[PROBLEM STATEMENT]: With the images removed, repeat the data below exactly.
====== SOURCE DATA ======
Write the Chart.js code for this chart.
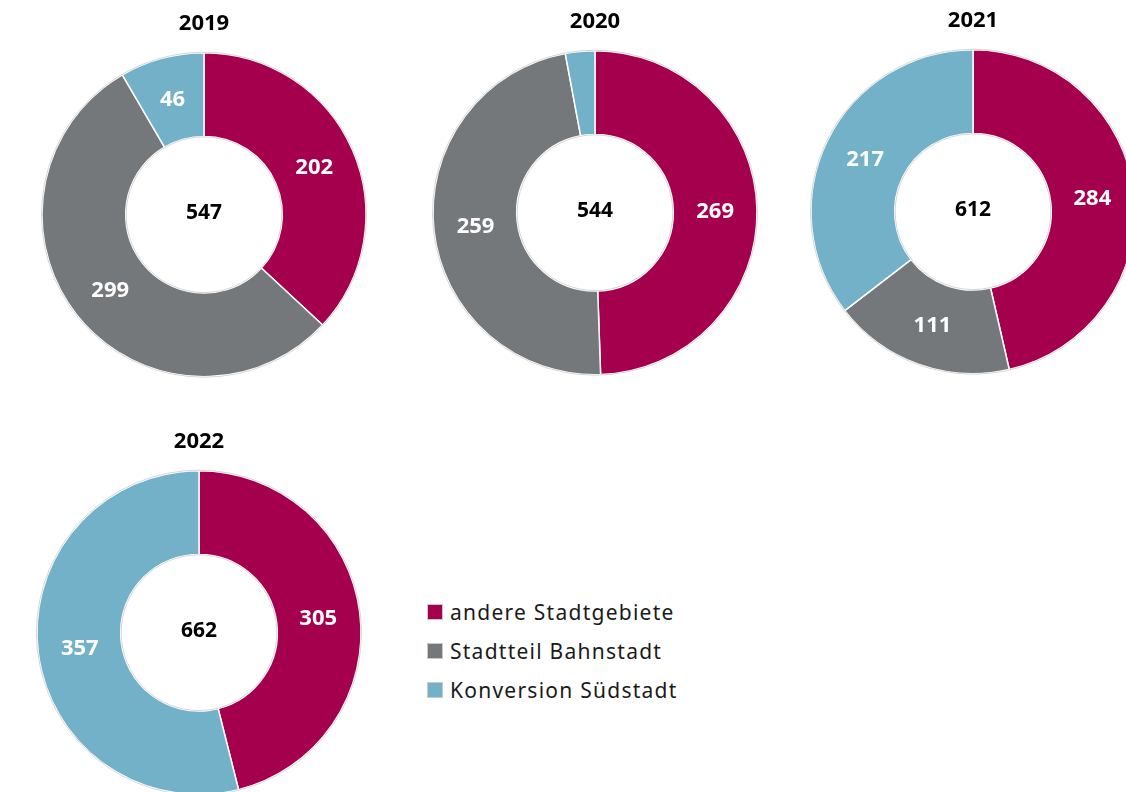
<!DOCTYPE html>
<html>
<head>
<meta charset="utf-8">
<script src="https://cdn.jsdelivr.net/npm/chart.js@4/dist/chart.umd.min.js"></script>
<style>
  html, body { margin:0; padding:0; width:1126px; height:792px; overflow:hidden; background:#fff; font-family:"Noto Sans", sans-serif; }
  .box { position:absolute; width:360px; height:380px; }
  .legend { position:absolute; left:427px; top:592px; font-size:21px; letter-spacing:1.25px; color:#1a1a1a; }
  .legend div { height:39px; line-height:26px; display:flex; align-items:center; }
  .legend span.sw { display:inline-block; width:14px; height:14px; border:1px solid #c8c8c8; margin-right:7px; }
</style>
</head>
<body>
<div class="box" style="left:24px;top:3px"><canvas id="c0"></canvas></div>
<div class="box" style="left:415px;top:1px"><canvas id="c1"></canvas></div>
<div class="box" style="left:793px;top:0px"><canvas id="c2"></canvas></div>
<div class="box" style="left:19px;top:421px"><canvas id="c3"></canvas></div>
<div class="legend" id="legend"></div>
<script>
const years = ['2019', '2020', '2021', '2022'];
const categories = ['andere Stadtgebiete', 'Stadtteil Bahnstadt', 'Konversion Südstadt'];
const andere = [202, 269, 284, 305];
const bahnstadt = [299, 259, 111, 0];
const konversion = [46, 16, 217, 357];
const colors = ['#A5004D', '#75787B', '#72B1C8'];

const FONT = '"Noto Sans", sans-serif';

const ringPlugin = {
  id: 'ring',
  afterDatasetsDraw(chart) {
    const meta = chart.getDatasetMeta(0);
    const a = meta.data[0];
    if (!a) return;
    const ctx = chart.ctx;
    ctx.save();
    ctx.strokeStyle = '#d6d6d6';
    ctx.lineWidth = 1;
    ctx.beginPath(); ctx.arc(a.x, a.y, a.outerRadius + 0.5, 0, Math.PI * 2); ctx.stroke();
    ctx.beginPath(); ctx.arc(a.x, a.y, a.innerRadius - 0.5, 0, Math.PI * 2); ctx.stroke();
    ctx.textAlign = 'center';
    ctx.textBaseline = 'middle';
    const data = chart.data.datasets[0].data;
    ctx.font = 'bold 22px ' + FONT;
    ctx.fillStyle = '#ffffff';
    meta.data.forEach((arc, i) => {
      if (data[i] < 30) return;
      const p = arc.getCenterPoint();
      ctx.fillText(String(data[i]), p.x, p.y + 1);
    });
    const total = data.reduce((s, v) => s + v, 0);
    ctx.fillStyle = '#000000';
    ctx.font = 'bold 21px ' + FONT;
    ctx.fillText(String(total), a.x, a.y - 2);
    ctx.restore();
  }
};

years.forEach((y, k) => {
  new Chart(document.getElementById('c' + k), {
    type: 'doughnut',
    data: {
      labels: categories,
      datasets: [{
        data: [andere[k], bahnstadt[k], konversion[k]],
        backgroundColor: colors,
        borderColor: '#ffffff',
        borderWidth: 1.5
      }]
    },
    options: {
      responsive: true,
      maintainAspectRatio: false,
      animation: false,
      radius: 162,
      cutout: 81,
      layout: { padding: 0 },
      plugins: {
        legend: { display: false },
        tooltip: { enabled: false },
        title: {
          display: true,
          text: y,
          color: '#000',
          font: { family: FONT, size: 22, weight: 'bold' },
          padding: { top: 8, bottom: 9 }
        }
      }
    },
    plugins: [ringPlugin]
  });
});

const lg = document.getElementById('legend');
categories.forEach((c, i) => {
  const d = document.createElement('div');
  const s = document.createElement('span');
  s.className = 'sw';
  s.style.background = colors[i];
  d.appendChild(s);
  d.appendChild(document.createTextNode(c));
  lg.appendChild(d);
});
</script>
</body>
</html>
======
[OUTPUT FOR THIS EXERCISE]:
Write the Chart.js code for this chart.
<!DOCTYPE html>
<html>
<head>
<meta charset="utf-8">
<script src="https://cdn.jsdelivr.net/npm/chart.js@4/dist/chart.umd.min.js"></script>
<style>
  html, body { margin:0; padding:0; width:1126px; height:792px; overflow:hidden; background:#fff; font-family:"Noto Sans", sans-serif; }
  .box { position:absolute; width:360px; height:380px; }
  .legend { position:absolute; left:427px; top:592px; font-size:21px; letter-spacing:1.25px; color:#1a1a1a; }
  .legend div { height:39px; line-height:26px; display:flex; align-items:center; }
  .legend span.sw { display:inline-block; width:14px; height:14px; border:1px solid #c8c8c8; margin-right:7px; }
</style>
</head>
<body>
<div class="box" style="left:24px;top:3px"><canvas id="c0"></canvas></div>
<div class="box" style="left:415px;top:1px"><canvas id="c1"></canvas></div>
<div class="box" style="left:793px;top:0px"><canvas id="c2"></canvas></div>
<div class="box" style="left:19px;top:421px"><canvas id="c3"></canvas></div>
<div class="legend" id="legend"></div>
<script>
const years = ['2019', '2020', '2021', '2022'];
const categories = ['andere Stadtgebiete', 'Stadtteil Bahnstadt', 'Konversion Südstadt'];
const andere = [202, 269, 284, 305];
const bahnstadt = [299, 259, 111, 0];
const konversion = [46, 16, 217, 357];
const colors = ['#A5004D', '#75787B', '#72B1C8'];

const FONT = '"Noto Sans", sans-serif';

const ringPlugin = {
  id: 'ring',
  afterDatasetsDraw(chart) {
    const meta = chart.getDatasetMeta(0);
    const a = meta.data[0];
    if (!a) return;
    const ctx = chart.ctx;
    ctx.save();
    ctx.strokeStyle = '#d6d6d6';
    ctx.lineWidth = 1;
    ctx.beginPath(); ctx.arc(a.x, a.y, a.outerRadius + 0.5, 0, Math.PI * 2); ctx.stroke();
    ctx.beginPath(); ctx.arc(a.x, a.y, a.innerRadius - 0.5, 0, Math.PI * 2); ctx.stroke();
    ctx.textAlign = 'center';
    ctx.textBaseline = 'middle';
    const data = chart.data.datasets[0].data;
    ctx.font = 'bold 22px ' + FONT;
    ctx.fillStyle = '#ffffff';
    meta.data.forEach((arc, i) => {
      if (data[i] < 30) return;
      const p = arc.getCenterPoint();
      ctx.fillText(String(data[i]), p.x, p.y + 1);
    });
    const total = data.reduce((s, v) => s + v, 0);
    ctx.fillStyle = '#000000';
    ctx.font = 'bold 21px ' + FONT;
    ctx.fillText(String(total), a.x, a.y - 2);
    ctx.restore();
  }
};

years.forEach((y, k) => {
  new Chart(document.getElementById('c' + k), {
    type: 'doughnut',
    data: {
      labels: categories,
      datasets: [{
        data: [andere[k], bahnstadt[k], konversion[k]],
        backgroundColor: colors,
        borderColor: '#ffffff',
        borderWidth: 1.5
      }]
    },
    options: {
      responsive: true,
      maintainAspectRatio: false,
      animation: false,
      radius: 162,
      cutout: 81,
      layout: { padding: 0 },
      plugins: {
        legend: { display: false },
        tooltip: { enabled: false },
        title: {
          display: true,
          text: y,
          color: '#000',
          font: { family: FONT, size: 22, weight: 'bold' },
          padding: { top: 8, bottom: 9 }
        }
      }
    },
    plugins: [ringPlugin]
  });
});

const lg = document.getElementById('legend');
categories.forEach((c, i) => {
  const d = document.createElement('div');
  const s = document.createElement('span');
  s.className = 'sw';
  s.style.background = colors[i];
  d.appendChild(s);
  d.appendChild(document.createTextNode(c));
  lg.appendChild(d);
});
</script>
</body>
</html>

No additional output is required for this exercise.